After our stop at the Meiji Shrine, we wandered through the neighboring Yoyogi Park. There we found performing artists practicing their crafts and numerous kids and adults practicing all sorts of activities – dance, painting, drumming, and even jump rope.
Here’s some people who apparently get together each week to dance to American rock from the 60s. They were pretty terrible dancers, but they were enthusiastic and happy!
And here were the double dutchers – they had great skills!
It was in this park that we also saw our only two cherry blossom trees blooming. They were beautiful against the wintery landscape!
After a cold morning, we were ready for a hot lunch and Zachariah recommended that we find a ramen shop. This turned out to be one of my favorite experiences of the trip!
It begins outside with a vending machine. You put in money and make your selection for what you want. You pick a base ramen and then add extra noodles, meat, etc and drinks.
After the machine spits out a ticket, you go inside and wait in a little hallway to be seated. I wish I had gotten a picture of the seating area, because it looked like a casino slot machine area to me. Every person sits at their little tiny booth/slot machine spot to be served their meal.
Here is my little spot. My ramen was slid through the window in the back there by a waiter who I couldn’t see.
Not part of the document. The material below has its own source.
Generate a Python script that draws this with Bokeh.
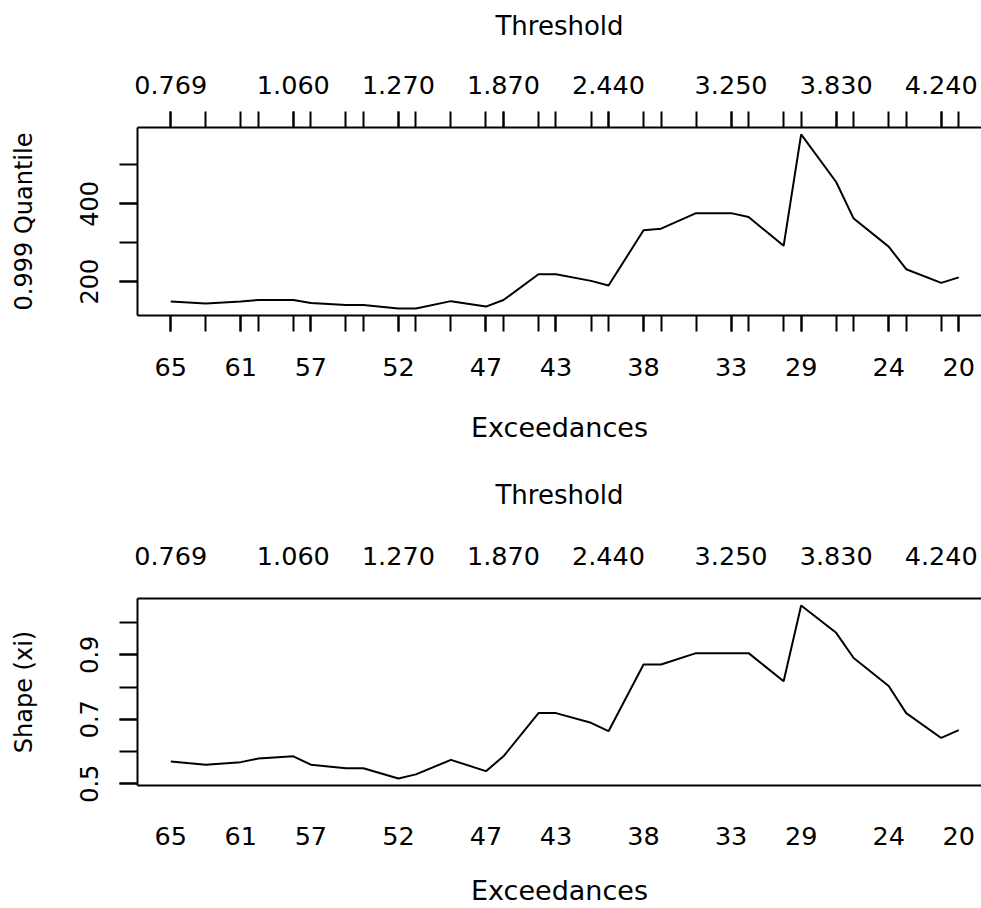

Then they closed the curtain and I felt a sense of privacy, even though there were probably 25 people in this tiny room with me – each at their own little spot. If you look closely, you can see a faucet in the back left corner for drinking water, and you can kind of see that the side walls fold back to create a larger space if you are dining with someone.
Mom and I did eat together, so we folded back the partition between us and enjoyed our ramen together!
The soup itself was somewhat like ramen in the states – but so much better in every way! It was soup and it was salty and noodley and had little bits of pork in it. But it was spicy and fresh and really hit the spot.
Does anyone know of spots like this in other countries? I loved the concept. So efficient, so cheap – such an easy way to get a good, hot meal in a short amount of time – and set up in such a different way. I’d love to go back again!